_Goal of the exercise_
Reproduce the listing below character for character; drop every image.

_Collected material_
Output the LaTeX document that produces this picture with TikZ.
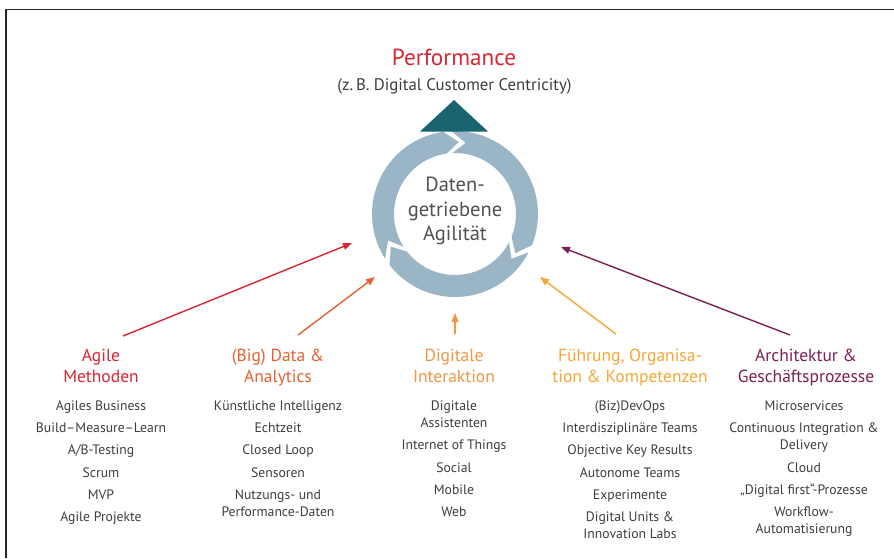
\documentclass[tikz,border=0pt]{standalone}
\usepackage{fontspec}
\setmainfont{PT Sans}
\usetikzlibrary{arrows.meta}
\definecolor{cred}{RGB}{218,38,52}
\definecolor{cbig}{RGB}{230,98,52}
\definecolor{cdig}{RGB}{240,150,72}
\definecolor{cfue}{RGB}{245,168,52}
\definecolor{carc}{RGB}{122,32,84}
\definecolor{ctxt}{RGB}{62,62,62}
\definecolor{cring}{RGB}{154,182,198}
\definecolor{cteal}{RGB}{26,100,114}
\tikzset{
  item/.style={anchor=base, inner sep=0pt, text=ctxt, font=\fontsize{13.7}{16}\selectfont},
  head/.style={anchor=base, inner sep=0pt, font=\fontsize{17.5}{20}\selectfont},
  conn/.style={line width=1.4pt, -{Triangle[length=9pt,width=7pt]}},
  seg/.style={fill=cring, draw=none}
}
\begin{document}
\begin{tikzpicture}[x=1pt,y=-1pt]
\useasboundingbox (0,0) rectangle (894,558);
\fill[white] (0,0) rectangle (894,558);
% frame
\draw[line width=1.6pt, black!85] (6,558) -- (6,9.5) -- (894,9.5);

% title
\node[anchor=base, inner sep=0pt, text=cred, font=\fontsize{23.2}{26}\selectfont] (perf) at (454,65) {Performance};
\node[anchor=base, inner sep=0pt, text=ctxt, font=\fontsize{16.8}{19}\selectfont] (sub) at (454.5,90) {(z.\,B. Digital Customer Centricity)};

% ring
\begin{scope}[shift={(455,214)}, yscale=-1]
  \def\ro{83}\def\ri{61}\def\rm{72}
  \foreach \S/\E in {92.5/-22, -27.5/-142, -147.5/-262}{
    \fill[seg] (\S:\ro) arc[start angle=\S, end angle=\E, radius=\ro]
      -- (\E-11:\rm) -- (\E:\ri)
      arc[start angle=\E, end angle=\S, radius=\ri]
      -- (\S-11:\rm) -- cycle;
  }
\end{scope}

% triangle
\fill[cteal] (454,100) -- (488,131.5) -- (420,131.5) -- cycle;

% center text
\node[anchor=base, inner sep=0pt, text=ctxt!90, font=\fontsize{20.5}{24}\selectfont] (c1) at (455,191.5) {Daten-};
\node[anchor=base, inner sep=0pt, text=ctxt!90, font=\fontsize{20.5}{24}\selectfont] (c2) at (455,216) {getriebene};
\node[anchor=base, inner sep=0pt, text=ctxt!90, font=\fontsize{20.5}{24}\selectfont] (c3) at (455,240) {Agilität};

% arrow coordinates
\coordinate (s1) at (123,336); \coordinate (e1) at (352,243);
\coordinate (s2) at (298,335); \coordinate (e2) at (375,277);
\coordinate (s3) at (455,334); \coordinate (e3) at (455,313);
\coordinate (s4) at (616,334); \coordinate (e4) at (540,277);
\coordinate (s5) at (790,335); \coordinate (e5) at (561,247);
\draw[conn, cred] (s1) -- (e1);
\draw[conn, cbig] (s2) -- (e2);
\draw[conn, cdig] (s3) -- (e3);
\draw[conn, cfue] (s4) -- (e4);
\draw[conn, carc] (s5) -- (e5);

% column 1
\node[head, text=cred] (h1a) at (101,361.5) {Agile};
\node[head, text=cred] (h1b) at (101,382.5) {Methoden};
\node[item] (i1a) at (101,410) {Agiles Business};
\node[item] (i1b) at (101,432.5) {Build–Measure–Learn};
\node[item] (i1c) at (101,454.5) {A/B-Testing};
\node[item] (i1d) at (101,477) {Scrum};
\node[item] (i1e) at (101,499) {MVP};
\node[item] (i1f) at (101,521.5) {Agile Projekte};

% column 2
\node[head, text=cbig] (h2a) at (278,361.5) {(Big) Data \&};
\node[head, text=cbig] (h2b) at (278,382.5) {Analytics};
\node[item] (i2a) at (278,410) {Künstliche Intelligenz};
\node[item] (i2b) at (278,432.5) {Echtzeit};
\node[item] (i2c) at (278,454.5) {Closed Loop};
\node[item] (i2d) at (278,477) {Sensoren};
\node[item] (i2e) at (278,499) {Nutzungs- und};
\node[item] (i2f) at (278,516) {Performance-Daten};

% column 3
\node[head, text=cdig] (h3a) at (454,361.5) {Digitale};
\node[head, text=cdig] (h3b) at (454,382.5) {Interaktion};
\node[item] (i3a) at (454,410) {Digitale};
\node[item] (i3b) at (454,427) {Assistenten};
\node[item] (i3c) at (454,449.5) {Internet of Things};
\node[item] (i3d) at (454,472) {Social};
\node[item] (i3e) at (454,494.5) {Mobile};
\node[item] (i3f) at (454,516.5) {Web};

% column 4
\node[head, text=cfue] (h4a) at (630,361.5) {Führung, Organisa-};
\node[head, text=cfue] (h4b) at (630,382.5) {tion \& Kompetenzen};
\node[item] (i4a) at (630,410) {(Biz)DevOps};
\node[item] (i4b) at (630,432) {Interdisziplinäre Teams};
\node[item] (i4c) at (630,454.5) {Objective Key Results};
\node[item] (i4d) at (630,477) {Autonome Teams};
\node[item] (i4e) at (630,499) {Experimente};
\node[item] (i4f) at (630,521.5) {Digital Units \&};
\node[item] (i4g) at (630,538.5) {Innovation Labs};

% column 5
\node[head, text=carc] (h5a) at (806,361.5) {Architektur \&};
\node[head, text=carc] (h5b) at (806,382.5) {Geschäftsprozesse};
\node[item] (i5a) at (804,410) {Microservices};
\node[item] (i5b) at (804,432.5) {Continuous Integration \&};
\node[item] (i5c) at (804,449.5) {Delivery};
\node[item] (i5d) at (804,472) {Cloud};
\node[item] (i5e) at (804,494) {„Digital first“-Prozesse};
\node[item] (i5f) at (804,516.5) {Workflow-};
\node[item] (i5g) at (804,533.5) {Automatisierung};
\end{tikzpicture}
\end{document}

_Worked solution_
Output the LaTeX document that produces this picture with TikZ.
\documentclass[tikz,border=0pt]{standalone}
\usepackage{fontspec}
\setmainfont{PT Sans}
\usetikzlibrary{arrows.meta}
\definecolor{cred}{RGB}{218,38,52}
\definecolor{cbig}{RGB}{230,98,52}
\definecolor{cdig}{RGB}{240,150,72}
\definecolor{cfue}{RGB}{245,168,52}
\definecolor{carc}{RGB}{122,32,84}
\definecolor{ctxt}{RGB}{62,62,62}
\definecolor{cring}{RGB}{154,182,198}
\definecolor{cteal}{RGB}{26,100,114}
\tikzset{
  item/.style={anchor=base, inner sep=0pt, text=ctxt, font=\fontsize{13.7}{16}\selectfont},
  head/.style={anchor=base, inner sep=0pt, font=\fontsize{17.5}{20}\selectfont},
  conn/.style={line width=1.4pt, -{Triangle[length=9pt,width=7pt]}},
  seg/.style={fill=cring, draw=none}
}
\begin{document}
\begin{tikzpicture}[x=1pt,y=-1pt]
\useasboundingbox (0,0) rectangle (894,558);
\fill[white] (0,0) rectangle (894,558);
% frame
\draw[line width=1.6pt, black!85] (6,558) -- (6,9.5) -- (894,9.5);

% title
\node[anchor=base, inner sep=0pt, text=cred, font=\fontsize{23.2}{26}\selectfont] (perf) at (454,65) {Performance};
\node[anchor=base, inner sep=0pt, text=ctxt, font=\fontsize{16.8}{19}\selectfont] (sub) at (454.5,90) {(z.\,B. Digital Customer Centricity)};

% ring
\begin{scope}[shift={(455,214)}, yscale=-1]
  \def\ro{83}\def\ri{61}\def\rm{72}
  \foreach \S/\E in {92.5/-22, -27.5/-142, -147.5/-262}{
    \fill[seg] (\S:\ro) arc[start angle=\S, end angle=\E, radius=\ro]
      -- (\E-11:\rm) -- (\E:\ri)
      arc[start angle=\E, end angle=\S, radius=\ri]
      -- (\S-11:\rm) -- cycle;
  }
\end{scope}

% triangle
\fill[cteal] (454,100) -- (488,131.5) -- (420,131.5) -- cycle;

% center text
\node[anchor=base, inner sep=0pt, text=ctxt!90, font=\fontsize{20.5}{24}\selectfont] (c1) at (455,191.5) {Daten-};
\node[anchor=base, inner sep=0pt, text=ctxt!90, font=\fontsize{20.5}{24}\selectfont] (c2) at (455,216) {getriebene};
\node[anchor=base, inner sep=0pt, text=ctxt!90, font=\fontsize{20.5}{24}\selectfont] (c3) at (455,240) {Agilität};

% arrow coordinates
\coordinate (s1) at (123,336); \coordinate (e1) at (352,243);
\coordinate (s2) at (298,335); \coordinate (e2) at (375,277);
\coordinate (s3) at (455,334); \coordinate (e3) at (455,313);
\coordinate (s4) at (616,334); \coordinate (e4) at (540,277);
\coordinate (s5) at (790,335); \coordinate (e5) at (561,247);
\draw[conn, cred] (s1) -- (e1);
\draw[conn, cbig] (s2) -- (e2);
\draw[conn, cdig] (s3) -- (e3);
\draw[conn, cfue] (s4) -- (e4);
\draw[conn, carc] (s5) -- (e5);

% column 1
\node[head, text=cred] (h1a) at (101,361.5) {Agile};
\node[head, text=cred] (h1b) at (101,382.5) {Methoden};
\node[item] (i1a) at (101,410) {Agiles Business};
\node[item] (i1b) at (101,432.5) {Build–Measure–Learn};
\node[item] (i1c) at (101,454.5) {A/B-Testing};
\node[item] (i1d) at (101,477) {Scrum};
\node[item] (i1e) at (101,499) {MVP};
\node[item] (i1f) at (101,521.5) {Agile Projekte};

% column 2
\node[head, text=cbig] (h2a) at (278,361.5) {(Big) Data \&};
\node[head, text=cbig] (h2b) at (278,382.5) {Analytics};
\node[item] (i2a) at (278,410) {Künstliche Intelligenz};
\node[item] (i2b) at (278,432.5) {Echtzeit};
\node[item] (i2c) at (278,454.5) {Closed Loop};
\node[item] (i2d) at (278,477) {Sensoren};
\node[item] (i2e) at (278,499) {Nutzungs- und};
\node[item] (i2f) at (278,516) {Performance-Daten};

% column 3
\node[head, text=cdig] (h3a) at (454,361.5) {Digitale};
\node[head, text=cdig] (h3b) at (454,382.5) {Interaktion};
\node[item] (i3a) at (454,410) {Digitale};
\node[item] (i3b) at (454,427) {Assistenten};
\node[item] (i3c) at (454,449.5) {Internet of Things};
\node[item] (i3d) at (454,472) {Social};
\node[item] (i3e) at (454,494.5) {Mobile};
\node[item] (i3f) at (454,516.5) {Web};

% column 4
\node[head, text=cfue] (h4a) at (630,361.5) {Führung, Organisa-};
\node[head, text=cfue] (h4b) at (630,382.5) {tion \& Kompetenzen};
\node[item] (i4a) at (630,410) {(Biz)DevOps};
\node[item] (i4b) at (630,432) {Interdisziplinäre Teams};
\node[item] (i4c) at (630,454.5) {Objective Key Results};
\node[item] (i4d) at (630,477) {Autonome Teams};
\node[item] (i4e) at (630,499) {Experimente};
\node[item] (i4f) at (630,521.5) {Digital Units \&};
\node[item] (i4g) at (630,538.5) {Innovation Labs};

% column 5
\node[head, text=carc] (h5a) at (806,361.5) {Architektur \&};
\node[head, text=carc] (h5b) at (806,382.5) {Geschäftsprozesse};
\node[item] (i5a) at (804,410) {Microservices};
\node[item] (i5b) at (804,432.5) {Continuous Integration \&};
\node[item] (i5c) at (804,449.5) {Delivery};
\node[item] (i5d) at (804,472) {Cloud};
\node[item] (i5e) at (804,494) {„Digital first“-Prozesse};
\node[item] (i5f) at (804,516.5) {Workflow-};
\node[item] (i5g) at (804,533.5) {Automatisierung};
\end{tikzpicture}
\end{document}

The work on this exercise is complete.